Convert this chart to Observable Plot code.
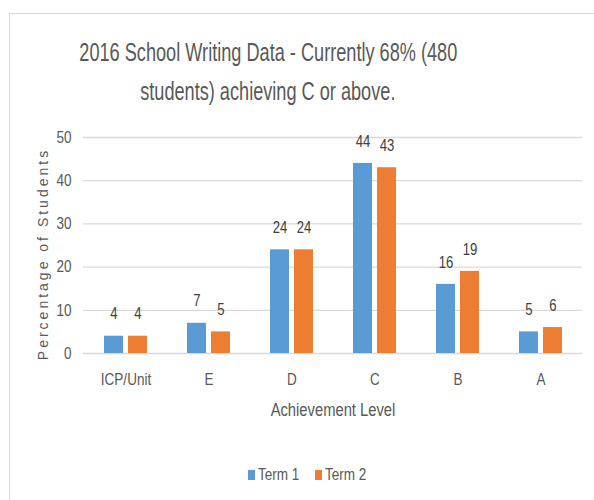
<!DOCTYPE html>
<html>
<head>
<meta charset="utf-8">
<script src="https://cdn.jsdelivr.net/npm/d3@7"></script>
<script src="https://cdn.jsdelivr.net/npm/@observablehq/plot@0.6"></script>
<style>
  html, body { margin: 0; padding: 0; background: #fff; overflow: hidden; }
  body { width: 594px; height: 500px; position: relative; font-family: "Liberation Sans", Arial, sans-serif; }
  #frame { position: absolute; left: 9px; top: 13px; width: 700px; height: 600px; border: 1px solid #d9d9d9; box-sizing: border-box; }
  #title { position: absolute; left: 0; top: 33px; width: 536px; text-align: center; font-size: 25px; line-height: 39px; color: #595959; }
  #title span { display: inline-block; white-space: nowrap; transform: scaleX(0.726); }
  #ytitle { position: absolute; left: -107px; top: 244px; width: 300px; height: 20px; line-height: 20px; text-align: center; font-size: 14px; letter-spacing: 3px; color: #595959; transform: rotate(-90deg); white-space: nowrap; }
  #chart { position: absolute; left: 0; top: 100px; }
  #legend { position: absolute; top: 0; left: 0; width: 594px; height: 500px; font-size: 16.5px; color: #595959; pointer-events: none; }
  .lbl { position: absolute; top: 464px; line-height: 20px; white-space: nowrap; transform: scaleX(0.82); transform-origin: 0 50%; }
  .sw { position: absolute; top: 470px; width: 7px; height: 10px; }
</style>
</head>
<body>
<div id="frame"></div>
<div id="title"><span>2016 School Writing Data - Currently 68% (480</span><br><span>students) achieving C or above.</span></div>
<div id="chart"></div>
<div id="ytitle"></div>
<div id="legend"></div>
<script>
const categories = ["ICP/Unit", "E", "D", "C", "B", "A"];
const term1 = [4, 7, 24, 44, 16, 5];
const term2 = [4, 5, 24, 43, 19, 6];
const seriesNames = ["Term 1", "Term 2"];
const seriesColors = ["#5b9bd5", "#ed7d31"];
const yTicks = [0, 10, 20, 30, 40, 50];
const xTitle = "Achievement Level";
const yTitle = "Percentage of Students";

const rows1 = categories.map((c, i) => ({category: c, value: term1[i]}));
const rows2 = categories.map((c, i) => ({category: c, value: term2[i]}));

const chart = Plot.plot({
  width: 594,
  height: 340,
  marginTop: 37,
  marginBottom: 87,
  marginLeft: 83,
  marginRight: 12,
  style: {fontFamily: '"Liberation Sans", Arial, sans-serif', color: "#595959", background: "transparent", overflow: "visible"},
  x: {domain: categories, padding: 0},
  y: {domain: [0, 50]},
  marks: [
    Plot.gridY(yTicks, {stroke: "#d9d9d9", strokeOpacity: 1, strokeWidth: 1.3}),
    Plot.axisY(yTicks, {tickSize: 0, tickPadding: 12, fontSize: 16.5, label: null}),
    Plot.axisX({tickSize: 0, tickPadding: 20, fontSize: 16.5, label: null}),
    Plot.barY(rows1, {x: "category", y: "value", fill: seriesColors[0], insetLeft: 20, insetRight: 44}),
    Plot.barY(rows2, {x: "category", y: "value", fill: seriesColors[1], insetLeft: 44, insetRight: 20}),
    Plot.text(rows1, {x: "category", y: "value", text: "value", dx: -12, dy: -22, fontSize: 16, fill: "#404040"}),
    Plot.text(rows2, {x: "category", y: "value", text: "value", dx: 12, dy: -22, fontSize: 16, fill: "#404040"}),
    Plot.text([xTitle], {text: d => d, frameAnchor: "bottom", dy: 62, fontSize: 18, fill: "#595959"})
  ]
});
document.getElementById("chart").appendChild(chart);

// condensed lettering (like the original narrow typeface), kept at each label's anchor
d3.select(chart).selectAll("text").each(function() {
  const len = this.getComputedTextLength();
  if (len > 0) {
    this.setAttribute("textLength", (len * 0.82).toFixed(2));
    this.setAttribute("lengthAdjust", "spacingAndGlyphs");
  }
});

document.getElementById("ytitle").textContent = yTitle;

const legend = document.getElementById("legend");
const swatchX = [248, 315];
const labelX = [258, 325];
seriesNames.forEach((name, i) => {
  const sw = document.createElement("div");
  sw.className = "sw";
  sw.style.left = swatchX[i] + "px";
  sw.style.background = seriesColors[i];
  legend.appendChild(sw);
  const lb = document.createElement("div");
  lb.className = "lbl";
  lb.style.left = labelX[i] + "px";
  lb.textContent = name;
  legend.appendChild(lb);
});
</script>
</body>
</html>
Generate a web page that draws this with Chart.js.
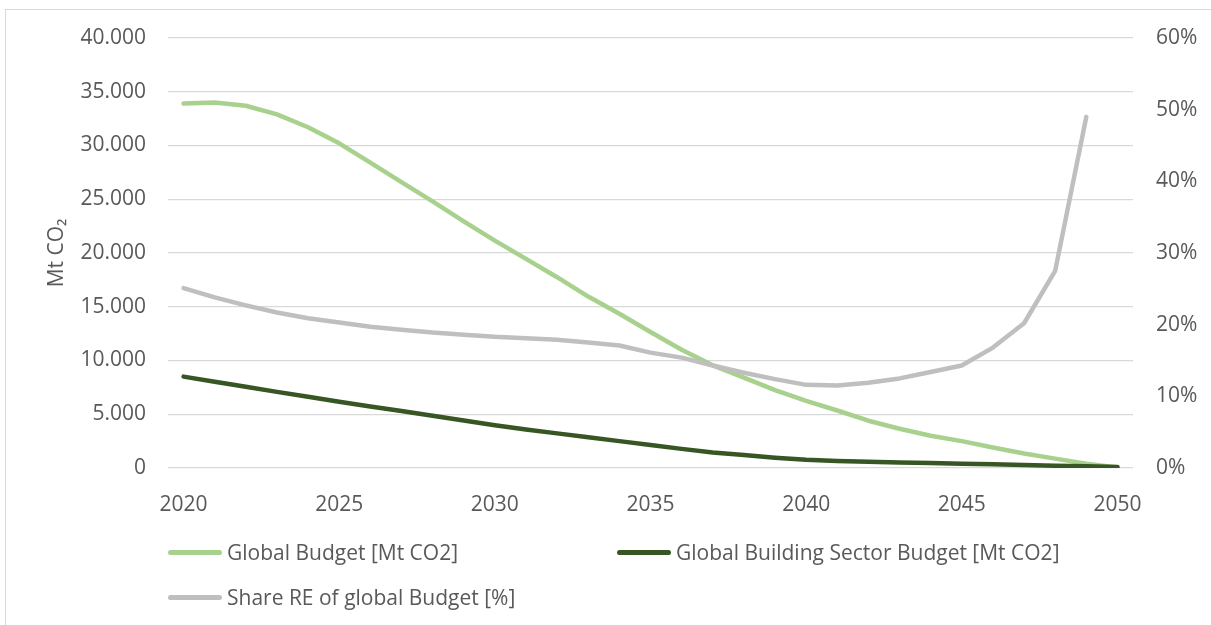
□ □ □
[What the task requires]
Transcribe the material exactly, and leave out whatever pictures it holds.

[Result of this task]
Convert this chart to Observable Plot code.
<!DOCTYPE html>
<html>
<head>
<meta charset="utf-8">
<script src="https://cdn.jsdelivr.net/npm/d3@7"></script>
<script src="https://cdn.jsdelivr.net/npm/@observablehq/plot@0.6"></script>
<style>
  html, body { margin: 0; padding: 0; background: #fff; overflow: hidden; }
  body { width: 594px; height: 500px; position: relative; font-family: "Liberation Sans", Arial, sans-serif; }
  #frame { position: absolute; left: 9px; top: 13px; width: 700px; height: 600px; border: 1px solid #d9d9d9; box-sizing: border-box; }
  #title { position: absolute; left: 0; top: 33px; width: 536px; text-align: center; font-size: 25px; line-height: 39px; color: #595959; }
  #title span { display: inline-block; white-space: nowrap; transform: scaleX(0.726); }
  #ytitle { position: absolute; left: -107px; top: 244px; width: 300px; height: 20px; line-height: 20px; text-align: center; font-size: 14px; letter-spacing: 3px; color: #595959; transform: rotate(-90deg); white-space: nowrap; }
  #chart { position: absolute; left: 0; top: 100px; }
  #legend { position: absolute; top: 0; left: 0; width: 594px; height: 500px; font-size: 16.5px; color: #595959; pointer-events: none; }
  .lbl { position: absolute; top: 464px; line-height: 20px; white-space: nowrap; transform: scaleX(0.82); transform-origin: 0 50%; }
  .sw { position: absolute; top: 470px; width: 7px; height: 10px; }
</style>
</head>
<body>
<div id="frame"></div>
<div id="title"><span>2016 School Writing Data - Currently 68% (480</span><br><span>students) achieving C or above.</span></div>
<div id="chart"></div>
<div id="ytitle"></div>
<div id="legend"></div>
<script>
const categories = ["ICP/Unit", "E", "D", "C", "B", "A"];
const term1 = [4, 7, 24, 44, 16, 5];
const term2 = [4, 5, 24, 43, 19, 6];
const seriesNames = ["Term 1", "Term 2"];
const seriesColors = ["#5b9bd5", "#ed7d31"];
const yTicks = [0, 10, 20, 30, 40, 50];
const xTitle = "Achievement Level";
const yTitle = "Percentage of Students";

const rows1 = categories.map((c, i) => ({category: c, value: term1[i]}));
const rows2 = categories.map((c, i) => ({category: c, value: term2[i]}));

const chart = Plot.plot({
  width: 594,
  height: 340,
  marginTop: 37,
  marginBottom: 87,
  marginLeft: 83,
  marginRight: 12,
  style: {fontFamily: '"Liberation Sans", Arial, sans-serif', color: "#595959", background: "transparent", overflow: "visible"},
  x: {domain: categories, padding: 0},
  y: {domain: [0, 50]},
  marks: [
    Plot.gridY(yTicks, {stroke: "#d9d9d9", strokeOpacity: 1, strokeWidth: 1.3}),
    Plot.axisY(yTicks, {tickSize: 0, tickPadding: 12, fontSize: 16.5, label: null}),
    Plot.axisX({tickSize: 0, tickPadding: 20, fontSize: 16.5, label: null}),
    Plot.barY(rows1, {x: "category", y: "value", fill: seriesColors[0], insetLeft: 20, insetRight: 44}),
    Plot.barY(rows2, {x: "category", y: "value", fill: seriesColors[1], insetLeft: 44, insetRight: 20}),
    Plot.text(rows1, {x: "category", y: "value", text: "value", dx: -12, dy: -22, fontSize: 16, fill: "#404040"}),
    Plot.text(rows2, {x: "category", y: "value", text: "value", dx: 12, dy: -22, fontSize: 16, fill: "#404040"}),
    Plot.text([xTitle], {text: d => d, frameAnchor: "bottom", dy: 62, fontSize: 18, fill: "#595959"})
  ]
});
document.getElementById("chart").appendChild(chart);

// condensed lettering (like the original narrow typeface), kept at each label's anchor
d3.select(chart).selectAll("text").each(function() {
  const len = this.getComputedTextLength();
  if (len > 0) {
    this.setAttribute("textLength", (len * 0.82).toFixed(2));
    this.setAttribute("lengthAdjust", "spacingAndGlyphs");
  }
});

document.getElementById("ytitle").textContent = yTitle;

const legend = document.getElementById("legend");
const swatchX = [248, 315];
const labelX = [258, 325];
seriesNames.forEach((name, i) => {
  const sw = document.createElement("div");
  sw.className = "sw";
  sw.style.left = swatchX[i] + "px";
  sw.style.background = seriesColors[i];
  legend.appendChild(sw);
  const lb = document.createElement("div");
  lb.className = "lbl";
  lb.style.left = labelX[i] + "px";
  lb.textContent = name;
  legend.appendChild(lb);
});
</script>
</body>
</html>
Generate a web page that draws this with Chart.js.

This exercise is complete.